- Provided data -
━━━
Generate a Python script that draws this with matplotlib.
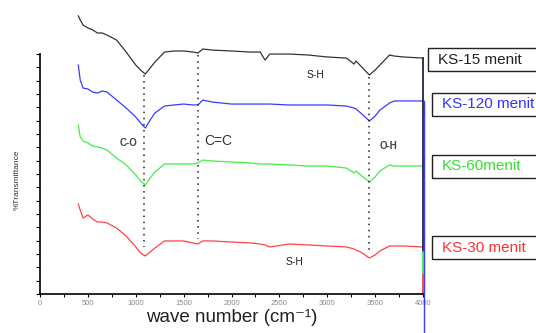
import numpy as np
import matplotlib
matplotlib.use("Agg")
import matplotlib.pyplot as plt
from matplotlib.patches import Rectangle

plt.rcParams['font.family'] = ['Liberation Sans', 'DejaVu Sans']

wn = [400, 420, 450, 500, 550, 600, 650, 700, 800, 900, 1000, 1050, 1100, 1150, 1200,
      1300, 1400, 1500, 1600, 1650, 1700, 1800, 2000, 2200, 2300, 2350, 2400, 2600,
      2800, 3000, 3200, 3280, 3300, 3350, 3440, 3500, 3550, 3650, 3700, 3800, 4000]

# offset %T curves (arbitrary units, stacked)
ks15 = [20.86, 20.56, 20.18, 19.96, 19.81, 19.58, 19.58, 19.43, 19.05, 18.15, 17.18, 16.80,
        16.50, 16.95, 17.40, 18.15, 18.23, 18.23, 18.15, 18.08, 18.38, 18.30, 18.23, 18.15,
        18.15, 17.55, 18.00, 18.00, 17.93, 17.78, 17.70, 17.25, 17.48, 17.10, 16.43, 16.80,
        17.18, 17.93, 17.85, 17.78, 17.70]
ks120 = [17.18, 16.05, 15.45, 15.38, 15.15, 15.08, 15.23, 15.15, 14.55, 13.95, 13.28, 12.83,
         12.45, 13.05, 13.58, 14.10, 14.18, 14.25, 14.18, 14.18, 14.55, 14.40, 14.25, 14.25,
         14.25, 14.25, 14.25, 14.18, 14.18, 14.18, 14.10, 13.95, 13.88, 13.58, 12.98, 13.35,
         13.80, 14.33, 14.48, 14.48, 14.48]
ks60 = [12.68, 11.78, 11.48, 11.33, 11.10, 11.03, 10.95, 10.80, 10.20, 9.68, 8.93, 8.48,
        8.18, 8.70, 9.15, 9.75, 9.75, 9.75, 9.75, 9.83, 10.05, 9.98, 9.90, 9.83,
        9.75, 9.75, 9.75, 9.68, 9.60, 9.60, 9.45, 9.08, 9.23, 8.93, 8.40, 8.78,
        9.23, 9.68, 9.60, 9.60, 9.60]
ks30 = [6.75, 6.30, 5.70, 5.93, 5.63, 5.40, 5.40, 5.33, 4.95, 4.35, 3.53, 3.08,
        2.85, 3.15, 3.45, 3.98, 3.98, 3.98, 3.83, 3.75, 3.98, 3.98, 3.90, 3.83,
        3.75, 3.68, 3.53, 3.75, 3.68, 3.60, 3.53, 3.38, 3.30, 3.15, 2.70, 2.93,
        3.23, 3.60, 3.60, 3.60, 3.53]

labels = ["KS-15 menit", "KS-120 menit", "KS-60menit", "KS-30 menit"]
colors = ["#333333", "#3b3bff", "#44ee44", "#ff4444"]
text_colors = ["#222222", "#3333ff", "#33dd33", "#ff3333"]

W, H = 536, 333
fig = plt.figure(figsize=(W / 100, H / 100), dpi=100)
ax = fig.add_axes([40 / W, (H - 294) / H, (423 - 40) / W, 294 / H])

for y, c in zip([ks15, ks120, ks60, ks30], colors):
    ax.plot(wn, y, color=c, lw=0.9, clip_on=False)

# vertical lines at the end of the spectra
ax.plot([4000, 4000], [ks15[-1], 3.15], color="#222244", lw=1.3, clip_on=False)
ax.plot([4000, 4000], [3.15, 1.43], color="#44ee44", lw=1.3, clip_on=False)
ax.plot([4000, 4000], [1.43, 0], color="#ff4444", lw=1.3, clip_on=False)
ax.plot([4012, 4012], [ks120[-1], -2.95], color="#3b3bff", lw=1.0, clip_on=False)

# dotted peak markers
ax.plot([1090, 1090], [16.4, 3.5], ls=(0, (1, 3)), color="#222222", lw=1.1)
ax.plot([1650, 1650], [17.9, 4.1], ls=(0, (1, 3)), color="#222222", lw=1.1)
ax.plot([3440, 3440], [16.3, 3.3], ls=(0, (1, 3)), color="#222222", lw=1.1)

ax.text(2880, 16.45, "S-H", fontsize=7.5, color="#222222", ha="center", va="center")
ax.text(920, 11.3, "C-O", fontsize=7, color="#444444", ha="center", va="center",
        fontweight="bold")
ax.text(1860, 11.45, "C=C", fontsize=10, color="#333333", ha="center", va="center")
ax.text(3640, 11.1, "O-H", fontsize=7, color="#444444", ha="center", va="center",
        fontweight="bold")
ax.text(2660, 2.4, "S-H", fontsize=7.5, color="#222222", ha="center", va="center")

ax.set_xlim(0, 4000)
ax.set_ylim(0, 294 / 13.33)
ax.spines['top'].set_visible(False)
ax.spines['right'].set_visible(False)
ax.spines['left'].set_bounds(0, 18)
ax.spines['left'].set_linewidth(1.2)
ax.spines['bottom'].set_linewidth(1.2)
ax.set_xticks(np.arange(0, 4001, 500))
ax.set_xticks(np.arange(250, 4000, 500), minor=True)
ax.set_yticks(np.arange(0, 19, 1))
ax.set_yticklabels([])
ax.tick_params(axis='x', which='both', direction='out', length=2.5, width=0.8,
               labelsize=5.5, labelcolor="#888888", pad=2)
ax.tick_params(axis='y', direction='out', length=3, width=0.8)

ax.set_xlabel("wave number (cm\u207b\u00b9)", fontsize=13.5, color="#222222", labelpad=1)
ax.set_ylabel("%Transmittance", fontsize=6, color="#333333")
ax.yaxis.set_label_coords(-19 / 383, 0.39)

# label boxes on the right
boxes = [(428, 48), (432, 93), (432, 155), (432, 236)]
for (bx, by), lab, tc in zip(boxes, labels, text_colors):
    fig.add_artist(Rectangle((bx / W, 1 - (by + 23) / H), (W - bx + 5) / W, 23 / H,
                             transform=fig.transFigure, fill=False, ec="#222222",
                             lw=1.0, clip_on=False))
    fig.text((bx + 10) / W, 1 - (by + 11.5) / H, lab, fontsize=11, color=tc,
             ha="left", va="center")

fig.savefig("out.png", dpi=100)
━━━
- What is needed -
Take the material above from its first line through the line holding "plt.rcParams['font.family'] = ['Liberation" and set it down exactly, without the pictures.

- Output of the exercise -
Generate a Python script that draws this with matplotlib.
import numpy as np
import matplotlib
matplotlib.use("Agg")
import matplotlib.pyplot as plt
from matplotlib.patches import Rectangle

plt.rcParams['font.family'] = ['Liberation Sans', 'DejaVu Sans']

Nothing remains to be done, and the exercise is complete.